Dangerous emissions: In Haripur, smoke from brick kilns blackening people’s lungs

Not one Environment Protection Order has ever been issued to owners blamed for polluting the air.

Muhammad Sadaqat February 26, 2012


Since the Environment Protection Agency (EPA) continues to ignore violations, brick kiln owners are flouting the law by polluting the environment in Haripur district, which ranks amongst the most polluted areas of the province, owing to unchecked discharge of effluents in streams and emissions from industries in Hattar.

Haripur district houses over 200 brick kilns all of which bake bricks by using primitive technology to burn coal, according to official sources. Biogas, low-cost fuel, including waste oil, tyres, battery cases and animal dung are also used to fire bricks, causing significant air pollution.

Thick black clouds of smoke billowing out of chimneys in brick kilns can be seen hanging over surrounding areas. Hundreds of brick kiln workers including children and women are also exposed to health hazards as they continuously inhale the polluted air.

“These brick kilns have made our lives miserable; we can barely breathe,” said Saeed, a resident of Kangra Colony. The use of rubber and plastic items with coal pollutes the air, making it difficult for residents to breathe.

Emission of air pollutants like carbon monoxide, sulphur dioxide, nitrogen oxides and particulate matter for burning coal in kilns leads to respiratory ailments like bronchitis and asthma. These chemicals attack the body’s immune system, affecting its ability to fight infections, according to Javed Miandad Khan, a local environmentalist.

Dr Muhammad Gul Khan said poly-aromatic hydrocarbons are chemicals commonly found in smoke that cause vomiting, diarrhoea, eye irritation, nausea, and disorientation, while long-term exposure may result in liver and renal diseases and even cancer.

Ahsan Khan, an environmental activist campaigning against pollution, said under the Pakistan Environmental Protection Act, anybody causing environmental pollution could be penalised, but despite the fact the provincial EPA had not taken any action to check violations for reasons best known to its officials.

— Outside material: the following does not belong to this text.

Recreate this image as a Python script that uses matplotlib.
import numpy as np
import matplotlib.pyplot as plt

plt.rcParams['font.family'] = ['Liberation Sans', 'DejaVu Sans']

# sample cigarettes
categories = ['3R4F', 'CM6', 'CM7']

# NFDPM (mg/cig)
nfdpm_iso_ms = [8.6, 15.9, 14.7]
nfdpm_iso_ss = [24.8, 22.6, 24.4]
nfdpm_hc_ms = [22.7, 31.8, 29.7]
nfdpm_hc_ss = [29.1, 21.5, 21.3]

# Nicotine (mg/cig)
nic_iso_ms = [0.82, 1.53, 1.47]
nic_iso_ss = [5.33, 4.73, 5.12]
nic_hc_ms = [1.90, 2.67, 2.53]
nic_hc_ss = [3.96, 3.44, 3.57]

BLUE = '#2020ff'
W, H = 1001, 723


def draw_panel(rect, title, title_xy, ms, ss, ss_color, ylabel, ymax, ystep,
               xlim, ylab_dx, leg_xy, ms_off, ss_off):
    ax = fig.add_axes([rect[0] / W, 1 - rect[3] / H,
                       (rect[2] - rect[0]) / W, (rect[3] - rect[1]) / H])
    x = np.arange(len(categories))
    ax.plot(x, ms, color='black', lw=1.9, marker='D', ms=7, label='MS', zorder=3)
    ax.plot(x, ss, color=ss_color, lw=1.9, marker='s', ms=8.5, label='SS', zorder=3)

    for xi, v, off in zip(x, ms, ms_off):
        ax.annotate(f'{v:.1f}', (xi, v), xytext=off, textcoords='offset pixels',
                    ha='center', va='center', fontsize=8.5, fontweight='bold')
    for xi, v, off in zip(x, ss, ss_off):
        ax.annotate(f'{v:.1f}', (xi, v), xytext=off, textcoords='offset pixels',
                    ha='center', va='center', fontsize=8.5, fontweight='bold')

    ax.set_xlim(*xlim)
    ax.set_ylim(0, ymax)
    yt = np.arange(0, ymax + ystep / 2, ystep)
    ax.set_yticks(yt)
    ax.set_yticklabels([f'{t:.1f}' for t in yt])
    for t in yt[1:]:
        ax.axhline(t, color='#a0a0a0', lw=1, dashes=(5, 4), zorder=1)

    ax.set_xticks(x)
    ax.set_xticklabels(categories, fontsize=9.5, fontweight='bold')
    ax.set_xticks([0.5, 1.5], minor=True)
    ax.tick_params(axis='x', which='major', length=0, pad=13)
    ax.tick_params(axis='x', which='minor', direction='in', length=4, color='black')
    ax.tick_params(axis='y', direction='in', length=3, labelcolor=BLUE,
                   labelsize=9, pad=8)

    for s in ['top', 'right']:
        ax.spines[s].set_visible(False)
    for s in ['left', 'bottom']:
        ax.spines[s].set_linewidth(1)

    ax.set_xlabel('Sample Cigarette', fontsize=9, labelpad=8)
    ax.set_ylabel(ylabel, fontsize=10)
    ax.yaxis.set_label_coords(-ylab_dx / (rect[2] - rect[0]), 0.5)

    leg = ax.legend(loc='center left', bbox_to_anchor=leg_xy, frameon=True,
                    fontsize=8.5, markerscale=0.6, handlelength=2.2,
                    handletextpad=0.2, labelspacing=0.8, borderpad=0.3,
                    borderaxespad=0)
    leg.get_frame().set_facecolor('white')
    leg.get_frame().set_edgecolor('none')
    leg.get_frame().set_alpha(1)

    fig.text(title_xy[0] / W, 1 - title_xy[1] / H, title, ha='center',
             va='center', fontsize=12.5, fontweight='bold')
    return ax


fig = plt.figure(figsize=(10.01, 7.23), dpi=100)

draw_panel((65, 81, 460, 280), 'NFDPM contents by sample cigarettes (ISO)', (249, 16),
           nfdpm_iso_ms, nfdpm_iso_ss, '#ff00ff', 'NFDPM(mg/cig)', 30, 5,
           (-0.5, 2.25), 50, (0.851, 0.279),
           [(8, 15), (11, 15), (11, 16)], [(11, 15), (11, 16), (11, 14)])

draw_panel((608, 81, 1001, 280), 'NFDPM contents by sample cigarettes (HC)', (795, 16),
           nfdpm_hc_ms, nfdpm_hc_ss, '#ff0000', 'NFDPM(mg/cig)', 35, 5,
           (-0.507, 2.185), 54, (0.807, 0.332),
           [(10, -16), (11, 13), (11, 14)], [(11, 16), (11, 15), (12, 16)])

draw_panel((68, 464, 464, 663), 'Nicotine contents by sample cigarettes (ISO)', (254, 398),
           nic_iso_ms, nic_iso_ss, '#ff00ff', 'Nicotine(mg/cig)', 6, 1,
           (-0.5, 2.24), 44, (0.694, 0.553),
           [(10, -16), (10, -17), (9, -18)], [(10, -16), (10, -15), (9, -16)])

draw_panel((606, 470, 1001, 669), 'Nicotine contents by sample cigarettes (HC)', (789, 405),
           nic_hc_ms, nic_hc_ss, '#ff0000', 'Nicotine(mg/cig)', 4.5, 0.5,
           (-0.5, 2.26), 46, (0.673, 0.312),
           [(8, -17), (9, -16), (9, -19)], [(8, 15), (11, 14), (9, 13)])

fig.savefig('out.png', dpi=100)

“Not a single Environment Protection Order has ever been issued to local brick kiln owners since the agency is not serious about controlling pollution.”

He suggested following the example of the federal capital, all brick kilns must be shifted away from populated areas and brick kiln owners should be bound to introduce environment-friendly technology.

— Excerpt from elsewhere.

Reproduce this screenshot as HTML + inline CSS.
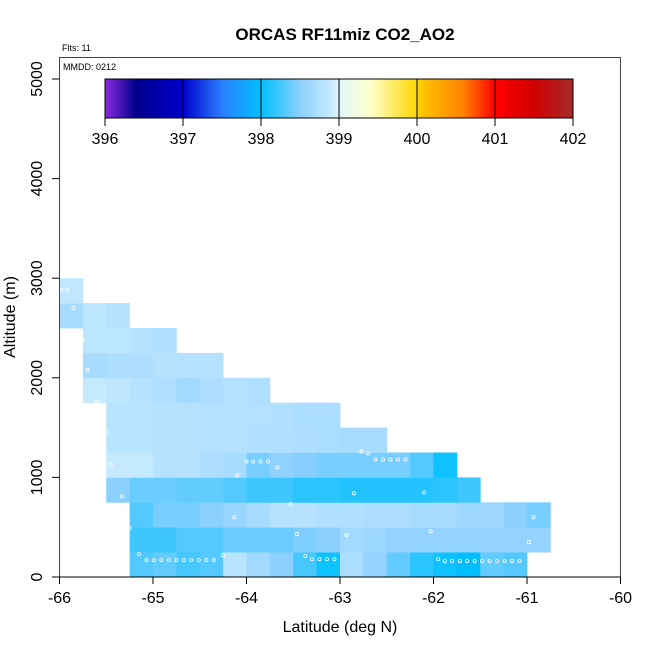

“Brick kiln owners must be taken into confidence over the new technology.” The government can encourage them by extending carbon credit facility, he added.

When approached for comments, an official from the EPA’s office in Abbottabad, requesting anonymity, said despite being understaffed and challenged by a shortage of resource, his department was closely monitoring sources of environmental pollution in Hazara.

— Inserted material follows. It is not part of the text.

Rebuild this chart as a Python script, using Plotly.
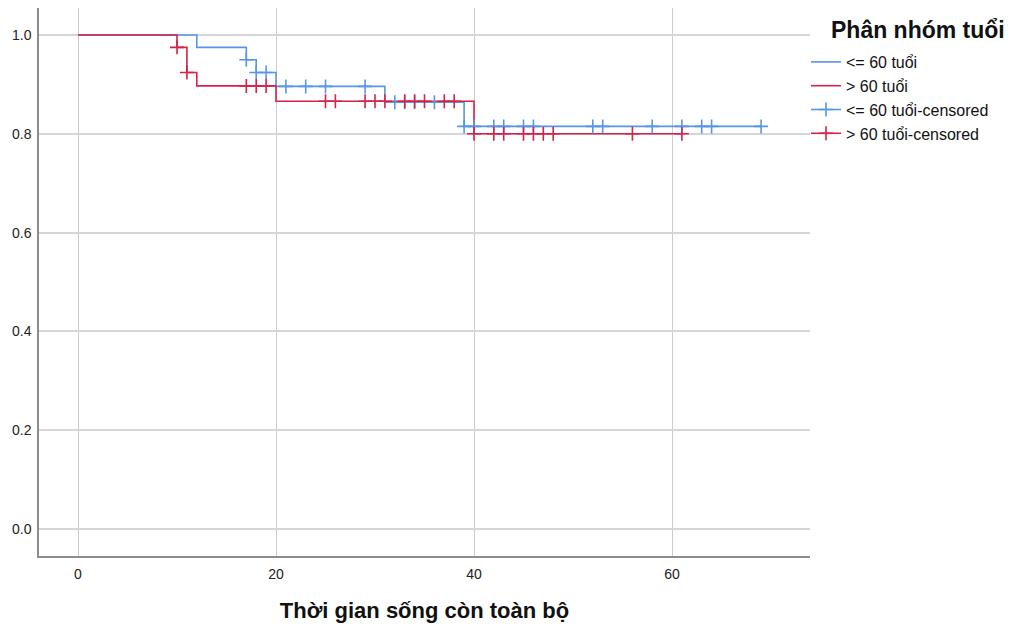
import plotly.graph_objects as go

# ---- data ----
blue_times = [0, 12, 17, 18, 20, 31, 39, 69]
blue_surv = [1.0, 0.975, 0.95, 0.924, 0.896, 0.864, 0.815, 0.815]
red_times = [0, 10, 11, 12, 20, 40, 61]
red_surv = [1.0, 0.975, 0.924, 0.897, 0.866, 0.80, 0.80]

blue_cens_t = [17, 18, 19, 21, 23, 25, 29, 32, 33, 34, 36, 39, 40, 42, 43, 45, 46, 52, 53, 58, 61, 63, 64, 69]
blue_cens_s = [0.95, 0.924, 0.924, 0.896, 0.896, 0.896, 0.896, 0.864, 0.864, 0.864, 0.864,
               0.815, 0.815, 0.815, 0.815, 0.815, 0.815, 0.815, 0.815, 0.815, 0.815, 0.815, 0.815, 0.815]
red_cens_t = [10, 11, 17, 18, 19, 25, 26, 29, 30, 31, 33, 34, 35, 37, 38, 40, 42, 43, 45, 46, 47, 48, 56, 61]
red_cens_s = [0.975, 0.924, 0.897, 0.897, 0.897, 0.866, 0.866, 0.866, 0.866, 0.866, 0.866, 0.866,
              0.866, 0.866, 0.866, 0.80, 0.80, 0.80, 0.80, 0.80, 0.80, 0.80, 0.80, 0.80]

x_ticks = [0, 20, 40, 60]
y_ticks = [0.0, 0.2, 0.4, 0.6, 0.8, 1.0]

BLUE = "rgb(86,150,228)"
RED = "rgb(214,34,72)"
FONT = "Liberation Sans, Arial, sans-serif"

# plot area in pixels
L, R, T, B = 39, 810, 8, 556
W = R - L
H = B - T


def sep(vals):
    out = []
    for v in vals:
        out += [v, None]
    return out


fig = go.Figure()
fig.add_trace(go.Scatter(x=blue_times, y=blue_surv, mode="lines", line=dict(shape="hv", color=BLUE, width=1.6),
                         name="<= 60 tuổi"))
fig.add_trace(go.Scatter(x=red_times, y=red_surv, mode="lines", line=dict(shape="hv", color=RED, width=1.6),
                         name="> 60 tuổi"))
fig.add_trace(go.Scatter(x=sep(blue_cens_t), y=sep(blue_cens_s), mode="lines+markers",
                         line=dict(color=BLUE, width=1.6), connectgaps=False,
                         marker=dict(symbol="cross-thin", size=10, line=dict(color=BLUE, width=1.6)),
                         name="<= 60 tuổi-censored"))
fig.add_trace(go.Scatter(x=sep(red_cens_t), y=sep(red_cens_s), mode="lines+markers",
                         line=dict(color=RED, width=1.6), connectgaps=False,
                         marker=dict(symbol="cross-thin", size=10, line=dict(color=RED, width=1.6)),
                         name="> 60 tuổi-censored"))

fig.update_layout(
    width=1015, height=628,
    margin=dict(l=L, r=1015 - R, t=T, b=628 - B),
    paper_bgcolor="white", plot_bgcolor="white",
    font=dict(family=FONT, size=14, color="#222"),
    showlegend=True,
    legend=dict(x=(806 - L) / W, y=(B - 45) / H, xanchor="left", yanchor="top",
                font=dict(family=FONT, size=16, color="#111"),
                bgcolor="rgba(0,0,0,0)", tracegroupgap=0, itemwidth=30),
    annotations=[dict(text="<b>Phân nhóm tuổi</b>", x=(918 - L) / W, y=(B - 30) / H,
                      xref="paper", yref="paper", xanchor="center", yanchor="middle",
                      showarrow=False, font=dict(family=FONT, size=23, color="#111"))],
)

fig.update_xaxes(range=[-3.94, 73.94], tickvals=x_ticks, ticktext=[str(v) for v in x_ticks],
                 showgrid=True, gridcolor="#cccccc", gridwidth=1, zeroline=False,
                 showline=True, linecolor="#8c8c8c", linewidth=1.5, ticks="", ticklabelstandoff=4,
                 tickfont=dict(family=FONT, size=14, color="#222"),
                 title=dict(text="<b>Thời gian sống còn toàn bộ</b>", font=dict(family=FONT, size=22, color="#111"),
                            standoff=22))
fig.update_yaxes(range=[-0.0547, 1.0547], tickvals=y_ticks, ticktext=[f"{v:.1f}" for v in y_ticks],
                 showgrid=True, gridcolor="#d6d6d6", gridwidth=2, zeroline=False,
                 showline=True, linecolor="#8c8c8c", linewidth=1.5, ticks="", ticklabelstandoff=3,
                 tickfont=dict(family=FONT, size=14, color="#222"))

fig.write_html("out.html")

He claimed they would serve notices to brick kilns who were found violating the act.

Malik Ali Asghar president brick kilns association rejected the allegation that brick kiln owners use plastic and rubber to bake bricks.

“Brick kilns operate three to four months in summers and although we use primitive methods to bake bricks, we avoid burning rubber and plastic.”

He said there were 60 brick kilns in Haripur, sixty per cent of which were closed in winters. In reply to a question he said brick kiln owners were ready to cooperate with the EPA and non-governmental organisations for adopting environment-friendly practices.

“Brick kilns may be a minor source of pollution but the EPA has failed to check pollution created by industrial units in Hattar and fertiliser factories situated in the vicinity of Kangra.

Published in The Express Tribune, February 26th, 2012.